__SOURCE EXCERPT__.
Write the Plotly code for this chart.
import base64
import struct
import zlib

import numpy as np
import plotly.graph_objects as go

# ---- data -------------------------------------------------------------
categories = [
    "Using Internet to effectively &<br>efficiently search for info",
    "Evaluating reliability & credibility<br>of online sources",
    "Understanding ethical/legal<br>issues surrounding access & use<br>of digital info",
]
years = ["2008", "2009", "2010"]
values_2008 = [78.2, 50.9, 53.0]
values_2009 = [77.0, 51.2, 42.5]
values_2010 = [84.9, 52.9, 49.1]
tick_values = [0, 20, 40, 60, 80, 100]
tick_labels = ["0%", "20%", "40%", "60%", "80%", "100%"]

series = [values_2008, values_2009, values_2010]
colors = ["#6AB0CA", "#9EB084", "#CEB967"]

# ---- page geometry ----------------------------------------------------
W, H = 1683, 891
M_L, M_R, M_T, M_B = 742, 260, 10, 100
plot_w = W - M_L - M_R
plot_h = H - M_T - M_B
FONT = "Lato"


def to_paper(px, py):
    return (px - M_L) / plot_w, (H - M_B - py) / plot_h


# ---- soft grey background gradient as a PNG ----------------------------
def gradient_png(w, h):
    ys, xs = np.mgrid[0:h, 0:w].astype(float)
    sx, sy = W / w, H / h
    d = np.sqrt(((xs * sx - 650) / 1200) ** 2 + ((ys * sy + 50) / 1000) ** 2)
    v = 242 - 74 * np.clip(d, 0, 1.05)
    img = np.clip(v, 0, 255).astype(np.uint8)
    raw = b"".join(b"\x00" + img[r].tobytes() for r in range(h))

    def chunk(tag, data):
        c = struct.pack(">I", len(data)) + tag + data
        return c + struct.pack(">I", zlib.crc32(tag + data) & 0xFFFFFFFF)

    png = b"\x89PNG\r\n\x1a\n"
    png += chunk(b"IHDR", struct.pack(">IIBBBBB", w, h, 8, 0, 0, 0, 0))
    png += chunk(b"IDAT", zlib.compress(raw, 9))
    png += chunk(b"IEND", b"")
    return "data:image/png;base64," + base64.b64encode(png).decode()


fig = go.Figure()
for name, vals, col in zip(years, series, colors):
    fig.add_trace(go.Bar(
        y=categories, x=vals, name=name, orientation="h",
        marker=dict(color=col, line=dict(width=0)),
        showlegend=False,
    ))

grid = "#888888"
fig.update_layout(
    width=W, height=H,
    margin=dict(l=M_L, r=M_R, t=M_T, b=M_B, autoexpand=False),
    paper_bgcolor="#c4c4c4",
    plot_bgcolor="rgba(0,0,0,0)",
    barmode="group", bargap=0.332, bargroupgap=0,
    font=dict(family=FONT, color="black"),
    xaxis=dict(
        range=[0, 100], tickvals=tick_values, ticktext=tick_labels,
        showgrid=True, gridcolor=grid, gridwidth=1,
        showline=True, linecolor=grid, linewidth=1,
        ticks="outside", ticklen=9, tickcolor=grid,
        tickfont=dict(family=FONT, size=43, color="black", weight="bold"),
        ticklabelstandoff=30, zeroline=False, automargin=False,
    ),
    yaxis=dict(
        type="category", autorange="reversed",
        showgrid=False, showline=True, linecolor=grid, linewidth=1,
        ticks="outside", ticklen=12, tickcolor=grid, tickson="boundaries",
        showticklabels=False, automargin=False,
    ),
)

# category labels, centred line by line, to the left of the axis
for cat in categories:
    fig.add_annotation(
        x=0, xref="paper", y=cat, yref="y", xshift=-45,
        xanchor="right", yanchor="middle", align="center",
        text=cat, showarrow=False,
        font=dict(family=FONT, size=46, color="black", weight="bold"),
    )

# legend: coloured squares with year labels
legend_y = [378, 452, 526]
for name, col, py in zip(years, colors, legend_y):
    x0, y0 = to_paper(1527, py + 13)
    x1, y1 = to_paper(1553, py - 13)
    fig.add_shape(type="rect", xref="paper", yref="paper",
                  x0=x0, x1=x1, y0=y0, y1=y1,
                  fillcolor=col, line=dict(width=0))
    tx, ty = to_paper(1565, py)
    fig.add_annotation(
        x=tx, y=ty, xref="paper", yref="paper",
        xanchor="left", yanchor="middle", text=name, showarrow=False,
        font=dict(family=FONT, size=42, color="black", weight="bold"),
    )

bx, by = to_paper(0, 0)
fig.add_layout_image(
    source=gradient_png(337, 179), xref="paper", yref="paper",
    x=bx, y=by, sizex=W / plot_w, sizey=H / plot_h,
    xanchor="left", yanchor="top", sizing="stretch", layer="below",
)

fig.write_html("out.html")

__TASK INSTRUCTIONS__. Print exactly, and only, the lines beginning at the top of the listing and ending at the line with "import plotly.graph_objects as go".

__FINISHED ANSWER__.
Write the Plotly code for this chart.
import base64
import struct
import zlib

import numpy as np
import plotly.graph_objects as go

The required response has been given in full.